Die hohe Qualität dieser neuen Schweizer „Heidi“-Produktion könnte daran liegen, dass alle Beteiligten mit großem Ernst an die Sache gingen, doch zugleich einen leichten Ton für den Film fanden. Dass sie sich nicht damit begnügten, einen ewigen Bestseller routiniert abzufilmen, sondern nach aktuellen Bezügen suchten.
Diese aktuellen Bezüge treten klar hervor. Zwar ist „Heidi“ ein Kostümfilm, der im 19. Jahrhundert spielt. Aber was das Werk über Heimat und Fremdsein zu erzählen hat, über Jugend und Freundschaft, über Trennungen, Solidarität und Vertrauen, das packt einen ganz direkt.

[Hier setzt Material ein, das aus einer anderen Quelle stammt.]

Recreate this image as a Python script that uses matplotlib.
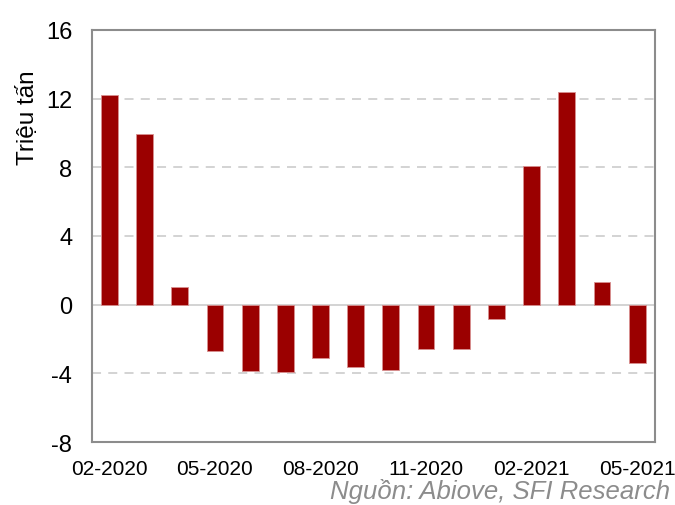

Die druckvolle Art, die alte Geschichte neu zu interpretieren, ist die erste Stärke von „Heidi“. Die zweite: Man merkt bei jeder Einstellung, wie viel Sorgfalt hinter den (schönen) Bildern steckt. Die Sets sind gediegen, die Kostüme ebenso, und die Atmosphäre des 19. Jahrhunderts wurde akkurat getroffen. Die Härte des Lebens in den Schweizer Bergen und in den Dörfern jener Zeit wird genauso spürbar wie der Luxus in den Villenvierteln von Frankfurt.
Wenn man dann noch so ein prächtiges Ensemble zur Verfügung hat wie in diesem Film, kann nichts mehr schiefgehen. Regisseur Alain Gsponer kanalisiert behutrsam das Temperament von Anuk Steffen und Quirin Agrippi – und lässt den Darstellern von Heidi und Geissenpeter doch freien Lauf. Die junge Isabelle Ottmann zeigt als Klara, dass man auch im Rollstuhl bewegend und beweglich agieren kann. Und die Erwachsenen – voran Bruno Ganz und Hannelore Hoger – holen aus ihren Rollen mit vollendeter Schauspielkunst tausend feine Facetten heraus.
Das Resultat: Diese neue „Heidi“ ist ein mitreißender Kinder- und Jugendfilm, in dem sich kein Erwachsener langweilen wird.
IDEAL FÜR: „Heidi“-Fans und „Heidi“-Entdecker.